Source data: DNRM (2014a), viewed 21 August 2014
Stratheden
The Stratheden gas field is owned by Arrow Energy and located in PL 252, 20 km north-west of Dalby in the Surat Basin. Its location in the subregion is indicated in Figure 12. The gas field has been drilled and commissioned (Arrow Energy, 2014a) and is currently in a water production stage to enable commercial gas production (Arrow Energy, 2014, pers. comm.). Arrow Energy’s Stratheden and Daandine (see Section 1.2.2) gas fields are contracted to supply a combined 11.5 PJ of gas to Arrow Energy’s Braemar 2 Power Station and 2.2 PJ to Energy Infrastructure Investments’ (EII) Daandine Power Station (Arrow Energy, 2014a). The total proved and probable (2P) reserves at Stratheden were 285 PJ as of 31 December 2013 (DNRM, 2014d). Under the proposed Surat Gas Project (one of five components of the Arrow LNG project), the Stratheden gas field would be expanded to also supply CSG for LNG export (Arrow Energy, 2014, pers. comm.).
Queensland Curtis Liquefied Natural Gas Project
The QCLNG Project is owned and operated by QGC and involves expansion of QGC’s existing CSG operations and development of new gas fields in the Surat Basin in southern Queensland. The location of the project in the Maranoa-Balonne-Condamine subregion is indicated in Figure 12. The gas is to be transported via an underground pipeline to a gas liquefaction and export facility on Curtis Island, near Gladstone, where it will be converted to LNG for export (QGC, 2009). The facility at Curtis Island comprises two LNG trains which are to produce a combined 8.5 million tonnes (Mt) of LNG per year (QG, 2009). Construction of the QCLNG Project commenced in 2010 (QGC, 2012a) and the project is well on track for first LNG delivery in the final quarter of 2014 (Gladstone Observer, 2014). The minimum project life is expected to be 20 years, though the approval conditions allow development over a 50 year period up to 2060 (QGC, 2013).

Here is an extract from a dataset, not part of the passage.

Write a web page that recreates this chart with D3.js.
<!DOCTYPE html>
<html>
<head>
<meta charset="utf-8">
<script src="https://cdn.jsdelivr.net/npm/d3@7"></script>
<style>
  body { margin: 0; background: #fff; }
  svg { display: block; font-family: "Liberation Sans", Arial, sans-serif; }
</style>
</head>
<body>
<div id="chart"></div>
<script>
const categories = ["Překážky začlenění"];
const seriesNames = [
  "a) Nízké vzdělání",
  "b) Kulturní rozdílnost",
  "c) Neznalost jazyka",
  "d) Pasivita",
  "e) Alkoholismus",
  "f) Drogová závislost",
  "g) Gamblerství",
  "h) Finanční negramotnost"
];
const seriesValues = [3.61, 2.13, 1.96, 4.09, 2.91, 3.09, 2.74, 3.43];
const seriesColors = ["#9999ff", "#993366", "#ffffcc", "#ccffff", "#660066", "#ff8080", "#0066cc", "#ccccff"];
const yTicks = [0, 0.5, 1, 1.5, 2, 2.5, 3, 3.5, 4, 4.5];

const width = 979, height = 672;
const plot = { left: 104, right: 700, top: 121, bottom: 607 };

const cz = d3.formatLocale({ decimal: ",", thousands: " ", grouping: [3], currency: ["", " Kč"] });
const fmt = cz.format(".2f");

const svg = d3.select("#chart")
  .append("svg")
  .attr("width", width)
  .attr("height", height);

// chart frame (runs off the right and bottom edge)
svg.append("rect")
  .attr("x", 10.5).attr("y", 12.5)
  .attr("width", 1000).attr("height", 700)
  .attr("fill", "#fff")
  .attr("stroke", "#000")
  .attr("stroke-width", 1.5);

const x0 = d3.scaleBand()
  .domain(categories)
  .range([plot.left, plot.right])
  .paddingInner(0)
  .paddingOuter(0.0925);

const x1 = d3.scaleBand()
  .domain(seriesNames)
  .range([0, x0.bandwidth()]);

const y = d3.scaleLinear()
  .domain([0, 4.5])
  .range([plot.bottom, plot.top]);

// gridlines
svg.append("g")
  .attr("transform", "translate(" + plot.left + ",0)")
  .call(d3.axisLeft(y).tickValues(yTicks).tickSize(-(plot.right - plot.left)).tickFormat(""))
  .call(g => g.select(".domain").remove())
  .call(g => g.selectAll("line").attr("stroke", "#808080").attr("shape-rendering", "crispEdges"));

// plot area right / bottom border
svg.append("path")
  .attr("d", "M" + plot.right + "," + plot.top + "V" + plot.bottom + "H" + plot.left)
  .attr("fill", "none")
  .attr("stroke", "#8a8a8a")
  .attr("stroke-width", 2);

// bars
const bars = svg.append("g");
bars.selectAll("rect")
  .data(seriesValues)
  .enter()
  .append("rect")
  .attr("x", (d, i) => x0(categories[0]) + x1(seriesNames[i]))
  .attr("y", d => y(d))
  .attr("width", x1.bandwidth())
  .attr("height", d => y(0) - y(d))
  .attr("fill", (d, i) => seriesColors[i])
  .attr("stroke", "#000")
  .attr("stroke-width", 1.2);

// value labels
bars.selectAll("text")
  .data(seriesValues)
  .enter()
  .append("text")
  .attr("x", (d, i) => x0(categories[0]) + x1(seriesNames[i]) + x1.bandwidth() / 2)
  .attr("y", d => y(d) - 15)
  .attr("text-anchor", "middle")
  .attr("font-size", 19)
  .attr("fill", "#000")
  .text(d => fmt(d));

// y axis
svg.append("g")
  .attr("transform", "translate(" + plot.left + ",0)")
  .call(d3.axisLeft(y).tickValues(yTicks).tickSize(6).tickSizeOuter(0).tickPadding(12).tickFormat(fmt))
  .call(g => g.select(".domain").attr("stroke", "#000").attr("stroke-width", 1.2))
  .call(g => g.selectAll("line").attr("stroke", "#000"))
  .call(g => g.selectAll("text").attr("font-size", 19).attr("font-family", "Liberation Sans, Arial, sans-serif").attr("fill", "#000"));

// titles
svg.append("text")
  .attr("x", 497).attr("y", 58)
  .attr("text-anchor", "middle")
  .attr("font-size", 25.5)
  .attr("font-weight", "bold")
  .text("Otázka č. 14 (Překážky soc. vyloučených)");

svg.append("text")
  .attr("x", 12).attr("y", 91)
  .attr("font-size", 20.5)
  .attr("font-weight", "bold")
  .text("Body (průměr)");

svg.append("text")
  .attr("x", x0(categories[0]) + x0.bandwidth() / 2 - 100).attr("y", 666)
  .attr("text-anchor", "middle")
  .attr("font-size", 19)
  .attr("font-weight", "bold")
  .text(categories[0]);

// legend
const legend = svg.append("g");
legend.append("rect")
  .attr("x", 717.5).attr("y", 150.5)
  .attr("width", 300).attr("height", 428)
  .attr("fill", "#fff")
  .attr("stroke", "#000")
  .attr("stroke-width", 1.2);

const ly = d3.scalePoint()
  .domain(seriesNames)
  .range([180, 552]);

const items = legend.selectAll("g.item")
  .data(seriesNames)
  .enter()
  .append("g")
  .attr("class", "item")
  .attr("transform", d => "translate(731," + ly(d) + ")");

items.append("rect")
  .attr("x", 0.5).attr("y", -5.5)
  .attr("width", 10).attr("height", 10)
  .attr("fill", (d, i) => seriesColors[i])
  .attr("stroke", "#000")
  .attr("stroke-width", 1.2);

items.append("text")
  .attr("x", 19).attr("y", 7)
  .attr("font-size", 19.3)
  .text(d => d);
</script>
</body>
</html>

The gas fields approved to be developed for the QCLNG Project are in the Walloon Fairway, between the towns of Moonie in the south, Wandoan and Miles in the north, Condamine and Tara in the west, and Chinchilla and Kogan in the east (QGC, 2009), as shown in Figure 13. A list of the individual CSG petroleum tenures containing the gas field developments is in Table 5. The total proved plus probable (2P) reserves of the proposed gas field developments in the Maranoa-Balonne-Condamine subregion are 9499 PJ as of 31 December 2013 (DNRM, 2014d) (see Table 5). Gas is extracted from the Juandah Coal Measures and the Taroom Coal Measures within the Walloon Coal Measures. QGC has reported average properties of the Walloon Coal Measures as net coal thickness of 30 m, gas content of 5 m3/t, gas saturation of 80%, and a methane content of 97%.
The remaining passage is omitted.